By the end of the summer he was performing his own show at the Victoria Fringe, The Big Smoke, written by Ron Fromstein. The show was originally scribed during the 24 hour playwriting contest in Toronto, fleshed out, and in 2006 took home the top spot in the Canadian National Playwriting Competition. In 2007 the play was produced for a short run in Summerworks, and then remained shelved until Banks picked it up while interning with Theatre BC.
Banks sold out two shows in Victoria, and received a shining 4.5 stars.
"I was elated; blown away in fact," he describes. "Guess you could say I fell in love with the Fringe."
The Big Smoke
is an intimate, authentic and passionate tale of a small town kid searching for "more," moving to new and strange places and realizing the baggage he is toting with him.
Banks was taken with this premise. Coming from Nanaimo, BC, he related to the protagonist who leaves familiar dwellings to find himself in a strange new world.
"Tommy... discovers, denies and eventually has to deal with homosexuality despite his own small-town headspace...at the same time I am discovering a world of Fringe and theatre and performances while I have to deal with a slightly larger small-town headspace," Banks describes.
"It’s much less an I’m here, queer and proud [plotline] and much more a personal tale of a kid coming to terms with changes he was never prepared for: sex, the big city, making friends, dating."
Through the length of the performance, Tommy finds himself in denial, hating himself as much as he loves the time he spends with men.
"It’s a coming out story of another colour; as only in the last five minutes of the show does he come out, and only to one person," Banks describes. "...Tommy isn’t really ready for the end of the show when it happens."

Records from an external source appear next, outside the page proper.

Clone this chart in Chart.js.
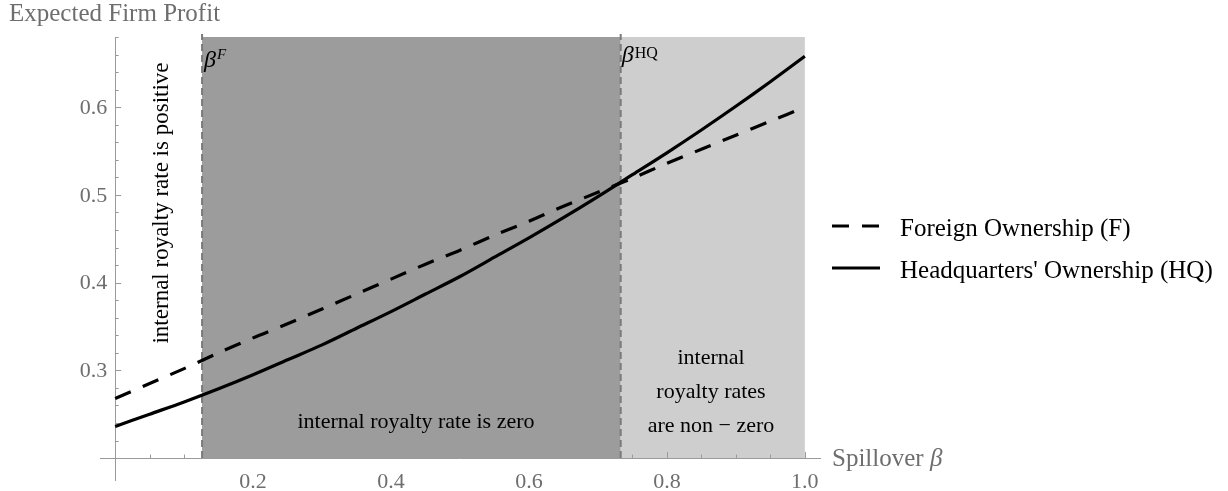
<!DOCTYPE html>
<html>
<head>
<meta charset="utf-8">
<script src="https://cdn.jsdelivr.net/npm/chart.js@4.4.0/dist/chart.umd.min.js"></script>
<style>
  html, body { margin: 0; padding: 0; background: #fff; }
  #wrap { width: 1228px; height: 491px; }
</style>
</head>
<body>
<div id="wrap"><canvas id="profitChart" width="1228" height="491"></canvas></div>
<script>
// Spillover beta and expected profit under each ownership form
const spillover = [0, 0.05, 0.1, 0.15, 0.2, 0.25, 0.3, 0.35, 0.4, 0.45, 0.5,
  0.55, 0.6, 0.65, 0.7, 0.75, 0.8, 0.85, 0.9, 0.95, 1.0];
const foreignProfit = [0.268, 0.285, 0.302, 0.320, 0.337, 0.353, 0.370, 0.387, 0.404, 0.421, 0.437,
  0.454, 0.470, 0.487, 0.503, 0.519, 0.536, 0.552, 0.568, 0.584, 0.600];
const hqProfit = [0.236, 0.250, 0.264, 0.279, 0.295, 0.312, 0.329, 0.348, 0.367, 0.387, 0.407,
  0.429, 0.451, 0.474, 0.498, 0.523, 0.548, 0.574, 0.601, 0.629, 0.658];

// thresholds
const betaF = 0.126;
const betaHQ = 0.733;

const xTickLabels = [0.2, 0.4, 0.6, 0.8, 1.0];
const yTickLabels = [0.3, 0.4, 0.5, 0.6];

const SERIF = "'Liberation Serif', 'Times New Roman', serif";
const AXIS_GRAY = '#9a9a9a';
const LABEL_GRAY = '#6e6e6e';

// shaded regions, thresholds, minor ticks, labels, legend
const decorations = {
  id: 'decorations',
  beforeDraw(chart) {
    const { ctx, scales: { x, y } } = chart;
    const top = y.getPixelForValue(y.max);
    const base = y.getPixelForValue(0.2);
    const xF = x.getPixelForValue(betaF);
    const xHQ = x.getPixelForValue(betaHQ);
    const xEnd = x.getPixelForValue(1);
    ctx.save();
    ctx.fillStyle = '#9c9c9c';
    ctx.fillRect(xF, top, xHQ - xF, base - top);
    ctx.fillStyle = '#cecece';
    ctx.fillRect(xHQ, top, xEnd - xHQ, base - top);
    ctx.restore();
  },
  beforeDatasetsDraw(chart) {
    const { ctx, scales: { x, y } } = chart;
    const base = y.getPixelForValue(0.2);
    const axisX = x.getPixelForValue(0);
    ctx.save();
    // tick marks, pointing into the plot
    ctx.strokeStyle = AXIS_GRAY;
    ctx.lineWidth = 1;
    for (let i = 0; i <= 20; i++) {
      const v = i * 0.05;
      const px = Math.round(x.getPixelForValue(v)) + 0.5;
      const len = i % 4 === 0 && i > 0 ? 6 : 3.5;
      ctx.beginPath();
      ctx.moveTo(px, base);
      ctx.lineTo(px, base - len);
      ctx.stroke();
    }
    for (let i = 11; i <= 34; i++) {
      const v = i * 0.02;
      const py = Math.round(y.getPixelForValue(v)) + 0.5;
      const len = i % 5 === 0 ? 6 : 3.5;
      ctx.beginPath();
      ctx.moveTo(axisX, py);
      ctx.lineTo(axisX + len, py);
      ctx.stroke();
    }
    // y tick labels, right-aligned left of the axis
    ctx.fillStyle = LABEL_GRAY;
    ctx.font = '22px ' + SERIF;
    ctx.textAlign = 'right';
    ctx.textBaseline = 'middle';
    y.ticks.forEach(t => {
      ctx.fillText(t.value.toFixed(1), axisX - 8, y.getPixelForValue(t.value) + 1);
    });
    // threshold lines
    ctx.strokeStyle = '#7a7a7a';
    ctx.lineWidth = 2;
    ctx.setLineDash([7, 4]);
    [betaF, betaHQ].forEach(b => {
      const px = x.getPixelForValue(b);
      ctx.beginPath();
      ctx.moveTo(px, base);
      ctx.lineTo(px, y.getPixelForValue(y.max) - 3);
      ctx.stroke();
    });
    ctx.restore();
  },
  afterDraw(chart) {
    const { ctx, scales: { x, y } } = chart;
    ctx.save();
    // axis titles
    ctx.fillStyle = LABEL_GRAY;
    ctx.textAlign = 'left';
    ctx.textBaseline = 'alphabetic';
    ctx.font = '25px ' + SERIF;
    ctx.fillText('Expected Firm Profit', 9, 21);
    ctx.fillText('Spillover ', 832, 466);
    const sw = ctx.measureText('Spillover ').width;
    ctx.font = 'italic 25px ' + SERIF;
    ctx.fillText('\u03B2', 832 + sw, 466);

    // threshold labels
    ctx.fillStyle = '#000';
    const xF = x.getPixelForValue(betaF);
    const xHQ = x.getPixelForValue(betaHQ);
    ctx.font = 'italic 24px ' + SERIF;
    ctx.fillText('\u03B2', xF + 2, 67);
    let bw = ctx.measureText('\u03B2').width;
    ctx.font = 'italic 15px ' + SERIF;
    ctx.fillText('F', xF + 3 + bw, 59);
    ctx.font = 'italic 24px ' + SERIF;
    ctx.fillText('\u03B2', xHQ + 1, 62);
    bw = ctx.measureText('\u03B2').width;
    ctx.font = '16px ' + SERIF;
    ctx.fillText('HQ', xHQ + 2 + bw, 58);

    // region notes
    ctx.textAlign = 'center';
    ctx.textBaseline = 'middle';
    ctx.save();
    ctx.font = '23px ' + SERIF;
    ctx.translate(162, 203);
    ctx.rotate(-Math.PI / 2);
    ctx.fillText('internal royalty rate is positive', 0, 0);
    ctx.restore();
    ctx.font = '22px ' + SERIF;
    ctx.fillText('internal royalty rate is zero', 416, 422);
    const cx = 711;
    ctx.fillText('internal', cx, 358);
    ctx.fillText('royalty rates', cx, 392);
    ctx.fillText('are non \u2212 zero', cx, 426);

    // legend
    const ds = chart.data.datasets;
    ctx.textAlign = 'left';
    ctx.textBaseline = 'alphabetic';
    ctx.font = '25px ' + SERIF;
    [[226, 236], [268, 278]].forEach(([ly, ty], i) => {
      ctx.strokeStyle = ds[i].borderColor;
      ctx.lineWidth = ds[i].borderWidth;
      ctx.setLineDash(ds[i].borderDash || []);
      ctx.beginPath();
      ctx.moveTo(832, ly);
      ctx.lineTo(880, ly);
      ctx.stroke();
      ctx.fillStyle = '#000';
      ctx.fillText(ds[i].label, 900, ty);
    });
    ctx.restore();
  }
};

const ctx = document.getElementById('profitChart').getContext('2d');
new Chart(ctx, {
  type: 'scatter',
  data: {
    datasets: [
      {
        label: 'Foreign Ownership (F)',
        data: spillover.map((b, i) => ({ x: b, y: foreignProfit[i] })),
        showLine: true,
        borderColor: '#000',
        borderWidth: 3.2,
        borderDash: [17, 13],
        pointRadius: 0,
        tension: 0.3
      },
      {
        label: "Headquarters' Ownership (HQ)",
        data: spillover.map((b, i) => ({ x: b, y: hqProfit[i] })),
        showLine: true,
        borderColor: '#000',
        borderWidth: 3.2,
        pointRadius: 0,
        tension: 0.3
      }
    ]
  },
  options: {
    responsive: false,
    animation: false,
    devicePixelRatio: 1,
    events: [],
    layout: { padding: { left: 100, right: 408, top: 37, bottom: 11 } },
    plugins: { legend: { display: false }, tooltip: { enabled: false } },
    scales: {
      x: {
        type: 'linear',
        min: -0.022,
        max: 1.022,
        position: { y: 0.2 },
        afterFit: s => { s.height = 0; },
        afterBuildTicks: s => { s.ticks = xTickLabels.map(v => ({ value: v })); },
        grid: { display: true, drawOnChartArea: false, drawTicks: true, tickLength: 11, tickColor: 'rgba(0,0,0,0)' },
        border: { color: AXIS_GRAY, width: 1 },
        ticks: {
          padding: 0,
          color: LABEL_GRAY,
          font: { family: SERIF, size: 22 },
          callback: v => v.toFixed(1)
        }
      },
      y: {
        type: 'linear',
        min: 0.175,
        max: 0.68,
        position: { x: 0 },
        afterFit: s => { s.width = 0; },
        afterBuildTicks: s => { s.ticks = yTickLabels.map(v => ({ value: v })); },
        grid: { display: false },
        border: { color: AXIS_GRAY, width: 1 },
        ticks: { display: false }
      }
    }
  },
  plugins: [decorations]
});
</script>
</body>
</html>
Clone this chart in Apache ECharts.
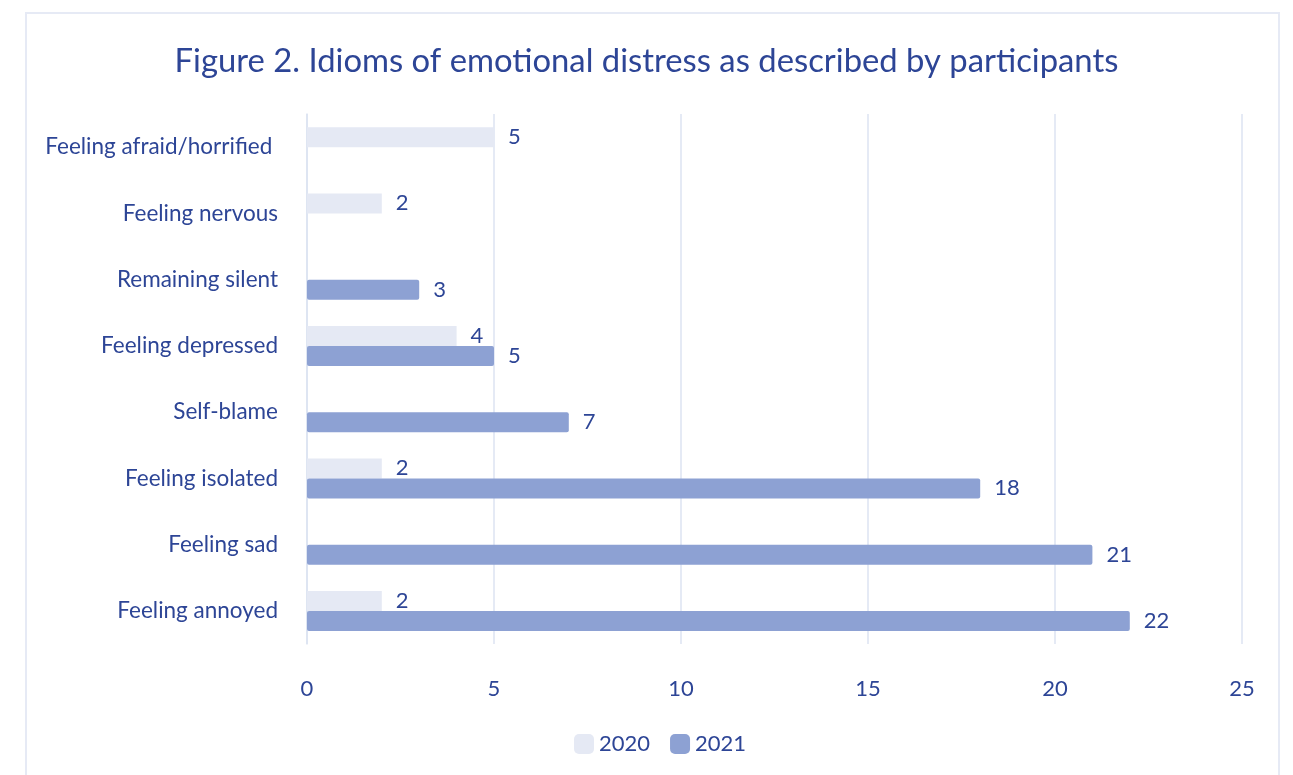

When Banks initially took an interest in The Big Smoke, mutual friends connected him with writer Fromstein. The two have since collaborated on other projects, including a post-apocalyptic romantic comedy entitled Bess & Jen, which he was performing in Saskatoon at the time of writing. In addition, Banks holds the executive producer position down for Nanaimo’s Fringetastic Theatre Festival, the first Fringe Festival in the town since 1997. However this will be his first time performing at Edmonton’s.
"I was there last year doing some interviews for three days," he says. "It was so big and hectic I didn’t know what to do. Now I’m performing there and while I’m confident in my show, Edmonton Fringe is the biggest theatre festival in Canada and yes, that terrifies me."
If past praise is an indication of how he will be received this month, Banks stands a good chance to woo his audiences.
"My dream audience is anyone from a small town that has realized a need to get out; anyone that has stepped farther than they expected and had to face up to a scary truth they weren’t ready for," Banks says, "...because The Big Smoke is about Tommy’s journey as he does all of these things, and discovering the reasons that make it worth it."